§ **Task**: Output the material exactly, but drop every image it holds.

....

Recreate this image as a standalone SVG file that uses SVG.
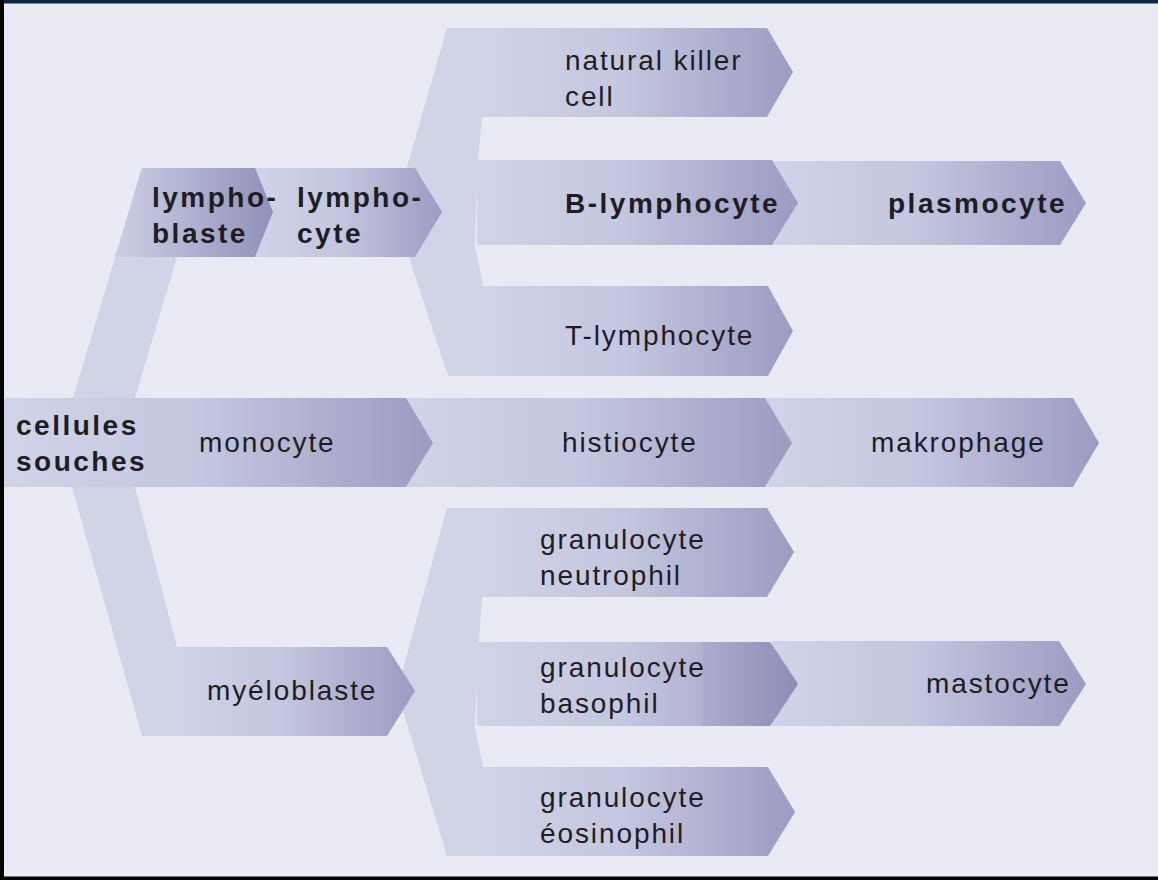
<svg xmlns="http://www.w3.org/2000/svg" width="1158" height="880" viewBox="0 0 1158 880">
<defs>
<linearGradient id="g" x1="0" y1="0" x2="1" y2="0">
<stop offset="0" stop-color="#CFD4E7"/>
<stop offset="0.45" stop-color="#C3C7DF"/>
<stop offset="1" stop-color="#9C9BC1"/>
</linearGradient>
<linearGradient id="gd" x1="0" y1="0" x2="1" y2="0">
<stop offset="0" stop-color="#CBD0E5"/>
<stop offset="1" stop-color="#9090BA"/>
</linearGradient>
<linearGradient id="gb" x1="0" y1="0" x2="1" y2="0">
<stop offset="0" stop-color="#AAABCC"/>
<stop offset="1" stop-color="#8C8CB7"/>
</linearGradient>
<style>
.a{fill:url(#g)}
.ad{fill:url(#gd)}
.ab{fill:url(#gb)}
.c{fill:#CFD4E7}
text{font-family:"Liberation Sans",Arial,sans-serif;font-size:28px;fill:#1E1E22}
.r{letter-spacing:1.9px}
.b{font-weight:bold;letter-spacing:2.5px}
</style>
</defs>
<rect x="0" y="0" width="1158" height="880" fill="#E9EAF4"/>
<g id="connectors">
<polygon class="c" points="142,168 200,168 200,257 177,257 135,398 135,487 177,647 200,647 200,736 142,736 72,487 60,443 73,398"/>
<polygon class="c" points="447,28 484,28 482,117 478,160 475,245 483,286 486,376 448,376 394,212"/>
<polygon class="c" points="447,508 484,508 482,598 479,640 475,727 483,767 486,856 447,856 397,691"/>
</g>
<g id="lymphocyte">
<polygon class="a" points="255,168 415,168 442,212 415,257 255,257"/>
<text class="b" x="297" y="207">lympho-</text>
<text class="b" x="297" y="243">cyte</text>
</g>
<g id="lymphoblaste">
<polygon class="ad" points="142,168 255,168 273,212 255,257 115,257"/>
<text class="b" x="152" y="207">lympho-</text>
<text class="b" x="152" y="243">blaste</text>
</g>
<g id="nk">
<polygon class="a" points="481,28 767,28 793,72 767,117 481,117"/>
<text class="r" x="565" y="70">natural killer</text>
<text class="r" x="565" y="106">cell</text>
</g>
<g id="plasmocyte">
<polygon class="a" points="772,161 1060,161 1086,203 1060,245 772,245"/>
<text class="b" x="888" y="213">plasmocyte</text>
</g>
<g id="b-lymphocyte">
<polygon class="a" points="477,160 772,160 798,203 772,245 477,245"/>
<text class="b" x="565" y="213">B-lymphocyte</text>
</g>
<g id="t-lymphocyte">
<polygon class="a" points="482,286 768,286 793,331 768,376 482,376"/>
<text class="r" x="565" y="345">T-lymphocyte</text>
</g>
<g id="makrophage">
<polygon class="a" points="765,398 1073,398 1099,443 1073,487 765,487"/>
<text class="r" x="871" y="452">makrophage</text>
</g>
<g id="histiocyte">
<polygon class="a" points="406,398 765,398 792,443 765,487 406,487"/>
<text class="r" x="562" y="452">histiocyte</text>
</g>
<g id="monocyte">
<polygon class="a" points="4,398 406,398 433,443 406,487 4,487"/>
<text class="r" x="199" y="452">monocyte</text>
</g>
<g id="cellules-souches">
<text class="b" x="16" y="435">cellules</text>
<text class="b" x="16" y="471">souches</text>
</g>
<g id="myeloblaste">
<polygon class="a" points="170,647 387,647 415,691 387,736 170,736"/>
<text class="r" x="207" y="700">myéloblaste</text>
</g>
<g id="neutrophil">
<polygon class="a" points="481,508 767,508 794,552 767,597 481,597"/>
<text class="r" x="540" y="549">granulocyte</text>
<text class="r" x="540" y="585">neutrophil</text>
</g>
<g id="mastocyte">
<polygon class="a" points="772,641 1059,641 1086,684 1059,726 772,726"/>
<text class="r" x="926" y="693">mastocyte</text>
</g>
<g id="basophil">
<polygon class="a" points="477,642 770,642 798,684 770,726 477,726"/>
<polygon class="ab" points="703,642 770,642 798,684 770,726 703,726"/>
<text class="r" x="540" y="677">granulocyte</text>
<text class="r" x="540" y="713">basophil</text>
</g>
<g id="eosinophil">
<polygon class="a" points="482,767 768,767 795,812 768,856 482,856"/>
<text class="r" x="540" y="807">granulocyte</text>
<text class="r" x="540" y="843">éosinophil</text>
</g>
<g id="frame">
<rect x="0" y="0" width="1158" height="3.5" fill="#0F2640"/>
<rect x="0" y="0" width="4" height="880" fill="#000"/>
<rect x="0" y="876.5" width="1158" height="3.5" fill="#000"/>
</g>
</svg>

....

§ **Problem solution**:
Recreate this image as a standalone SVG file that uses SVG.
<svg xmlns="http://www.w3.org/2000/svg" width="1158" height="880" viewBox="0 0 1158 880">
<defs>
<linearGradient id="g" x1="0" y1="0" x2="1" y2="0">
<stop offset="0" stop-color="#CFD4E7"/>
<stop offset="0.45" stop-color="#C3C7DF"/>
<stop offset="1" stop-color="#9C9BC1"/>
</linearGradient>
<linearGradient id="gd" x1="0" y1="0" x2="1" y2="0">
<stop offset="0" stop-color="#CBD0E5"/>
<stop offset="1" stop-color="#9090BA"/>
</linearGradient>
<linearGradient id="gb" x1="0" y1="0" x2="1" y2="0">
<stop offset="0" stop-color="#AAABCC"/>
<stop offset="1" stop-color="#8C8CB7"/>
</linearGradient>
<style>
.a{fill:url(#g)}
.ad{fill:url(#gd)}
.ab{fill:url(#gb)}
.c{fill:#CFD4E7}
text{font-family:"Liberation Sans",Arial,sans-serif;font-size:28px;fill:#1E1E22}
.r{letter-spacing:1.9px}
.b{font-weight:bold;letter-spacing:2.5px}
</style>
</defs>
<rect x="0" y="0" width="1158" height="880" fill="#E9EAF4"/>
<g id="connectors">
<polygon class="c" points="142,168 200,168 200,257 177,257 135,398 135,487 177,647 200,647 200,736 142,736 72,487 60,443 73,398"/>
<polygon class="c" points="447,28 484,28 482,117 478,160 475,245 483,286 486,376 448,376 394,212"/>
<polygon class="c" points="447,508 484,508 482,598 479,640 475,727 483,767 486,856 447,856 397,691"/>
</g>
<g id="lymphocyte">
<polygon class="a" points="255,168 415,168 442,212 415,257 255,257"/>
<text class="b" x="297" y="207">lympho-</text>
<text class="b" x="297" y="243">cyte</text>
</g>
<g id="lymphoblaste">
<polygon class="ad" points="142,168 255,168 273,212 255,257 115,257"/>
<text class="b" x="152" y="207">lympho-</text>
<text class="b" x="152" y="243">blaste</text>
</g>
<g id="nk">
<polygon class="a" points="481,28 767,28 793,72 767,117 481,117"/>
<text class="r" x="565" y="70">natural killer</text>
<text class="r" x="565" y="106">cell</text>
</g>
<g id="plasmocyte">
<polygon class="a" points="772,161 1060,161 1086,203 1060,245 772,245"/>
<text class="b" x="888" y="213">plasmocyte</text>
</g>
<g id="b-lymphocyte">
<polygon class="a" points="477,160 772,160 798,203 772,245 477,245"/>
<text class="b" x="565" y="213">B-lymphocyte</text>
</g>
<g id="t-lymphocyte">
<polygon class="a" points="482,286 768,286 793,331 768,376 482,376"/>
<text class="r" x="565" y="345">T-lymphocyte</text>
</g>
<g id="makrophage">
<polygon class="a" points="765,398 1073,398 1099,443 1073,487 765,487"/>
<text class="r" x="871" y="452">makrophage</text>
</g>
<g id="histiocyte">
<polygon class="a" points="406,398 765,398 792,443 765,487 406,487"/>
<text class="r" x="562" y="452">histiocyte</text>
</g>
<g id="monocyte">
<polygon class="a" points="4,398 406,398 433,443 406,487 4,487"/>
<text class="r" x="199" y="452">monocyte</text>
</g>
<g id="cellules-souches">
<text class="b" x="16" y="435">cellules</text>
<text class="b" x="16" y="471">souches</text>
</g>
<g id="myeloblaste">
<polygon class="a" points="170,647 387,647 415,691 387,736 170,736"/>
<text class="r" x="207" y="700">myéloblaste</text>
</g>
<g id="neutrophil">
<polygon class="a" points="481,508 767,508 794,552 767,597 481,597"/>
<text class="r" x="540" y="549">granulocyte</text>
<text class="r" x="540" y="585">neutrophil</text>
</g>
<g id="mastocyte">
<polygon class="a" points="772,641 1059,641 1086,684 1059,726 772,726"/>
<text class="r" x="926" y="693">mastocyte</text>
</g>
<g id="basophil">
<polygon class="a" points="477,642 770,642 798,684 770,726 477,726"/>
<polygon class="ab" points="703,642 770,642 798,684 770,726 703,726"/>
<text class="r" x="540" y="677">granulocyte</text>
<text class="r" x="540" y="713">basophil</text>
</g>
<g id="eosinophil">
<polygon class="a" points="482,767 768,767 795,812 768,856 482,856"/>
<text class="r" x="540" y="807">granulocyte</text>
<text class="r" x="540" y="843">éosinophil</text>
</g>
<g id="frame">
<rect x="0" y="0" width="1158" height="3.5" fill="#0F2640"/>
<rect x="0" y="0" width="4" height="880" fill="#000"/>
<rect x="0" y="876.5" width="1158" height="3.5" fill="#000"/>
</g>
</svg>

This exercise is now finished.